Carl Wilhelm von Heideck (Κάρολος φον Χέυδεκ, born in Sarralbe, Moselle, on 6 December 1788 – died in Munich on 21 February 1861) was a Bavarian military officer, a philhellene and painter.

== Biography ==
Von Heideck studied art in Zürich. In 1801, he entered the military academy in Munich. Since 1805 he was in the Bavarian army, taking part in campaigns in Austria, Prussia and Tyrol, and then in Spain after 1810.

In 1814, with the rank of major, he accompanied the crown prince and future Ludwig I of Bavaria to the Congress of Vienna.

In 1826, he went to help the Greeks fight for their independence against the Ottoman Empire, during the Greek War of Independence.
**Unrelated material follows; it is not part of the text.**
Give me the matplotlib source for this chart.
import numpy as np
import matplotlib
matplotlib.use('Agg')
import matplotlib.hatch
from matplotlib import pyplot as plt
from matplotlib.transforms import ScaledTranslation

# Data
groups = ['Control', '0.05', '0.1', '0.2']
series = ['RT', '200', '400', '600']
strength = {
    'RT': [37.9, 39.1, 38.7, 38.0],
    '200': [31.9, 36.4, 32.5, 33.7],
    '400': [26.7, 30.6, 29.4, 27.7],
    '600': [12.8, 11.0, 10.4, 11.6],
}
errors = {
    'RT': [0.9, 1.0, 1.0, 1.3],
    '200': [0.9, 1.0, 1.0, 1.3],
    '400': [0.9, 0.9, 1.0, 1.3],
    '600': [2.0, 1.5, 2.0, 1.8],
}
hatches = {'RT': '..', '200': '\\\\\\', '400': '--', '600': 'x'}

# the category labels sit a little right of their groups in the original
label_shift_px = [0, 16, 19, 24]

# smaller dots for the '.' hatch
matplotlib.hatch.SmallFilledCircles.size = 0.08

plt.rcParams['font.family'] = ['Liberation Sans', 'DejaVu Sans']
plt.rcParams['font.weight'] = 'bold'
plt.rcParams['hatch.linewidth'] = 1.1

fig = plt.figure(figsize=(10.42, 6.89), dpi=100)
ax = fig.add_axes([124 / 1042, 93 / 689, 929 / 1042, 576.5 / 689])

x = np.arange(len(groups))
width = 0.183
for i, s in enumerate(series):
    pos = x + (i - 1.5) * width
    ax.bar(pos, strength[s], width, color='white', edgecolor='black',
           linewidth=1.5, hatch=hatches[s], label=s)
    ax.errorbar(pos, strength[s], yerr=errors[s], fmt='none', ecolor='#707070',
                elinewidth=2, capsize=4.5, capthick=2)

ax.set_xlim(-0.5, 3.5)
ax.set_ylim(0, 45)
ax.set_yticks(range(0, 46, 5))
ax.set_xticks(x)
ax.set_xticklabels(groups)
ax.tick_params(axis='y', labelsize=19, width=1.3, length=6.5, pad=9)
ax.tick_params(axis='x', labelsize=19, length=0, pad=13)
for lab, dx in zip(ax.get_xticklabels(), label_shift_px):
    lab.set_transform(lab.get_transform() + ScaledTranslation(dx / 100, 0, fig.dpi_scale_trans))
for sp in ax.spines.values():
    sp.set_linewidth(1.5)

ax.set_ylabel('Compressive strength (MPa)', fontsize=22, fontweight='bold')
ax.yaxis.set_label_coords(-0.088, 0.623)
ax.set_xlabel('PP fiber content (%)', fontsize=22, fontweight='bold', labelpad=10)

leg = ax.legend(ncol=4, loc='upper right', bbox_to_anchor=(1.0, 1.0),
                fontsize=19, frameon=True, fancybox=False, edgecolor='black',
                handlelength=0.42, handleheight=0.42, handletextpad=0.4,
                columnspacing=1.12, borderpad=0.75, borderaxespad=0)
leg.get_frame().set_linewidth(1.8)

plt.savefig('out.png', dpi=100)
In 1827, he took part under the orders of Thomas Gordon to the attempt to help the Acropolis of Athens. In June of the same year he bought three ancient Greek statues, including the Nike of Megara, just a month after the Provision of the Third National Assembly at Troezen that explicitly banned the sale and export of antiquities; thus he was not able to get the three statues out of the country.

In 1828, Ioannis Kapodistrias named him commander of Nafplion and a few months later military governor of Argos.

In 1830, he went back to Munich and got back his rank of colonel of the Bavarian army. He started again to paint.

In 1832, when Otto the second son of Ludwig I of Bavaria was designated to become king of Greece, Heideck was nominated to the regency council. It is traced, that he lived at Kasern Straße 12 (today Leonrodstraße) in Munich around 1850. The Heideckstraße in the quarter Neuhausen of Munich is named after him.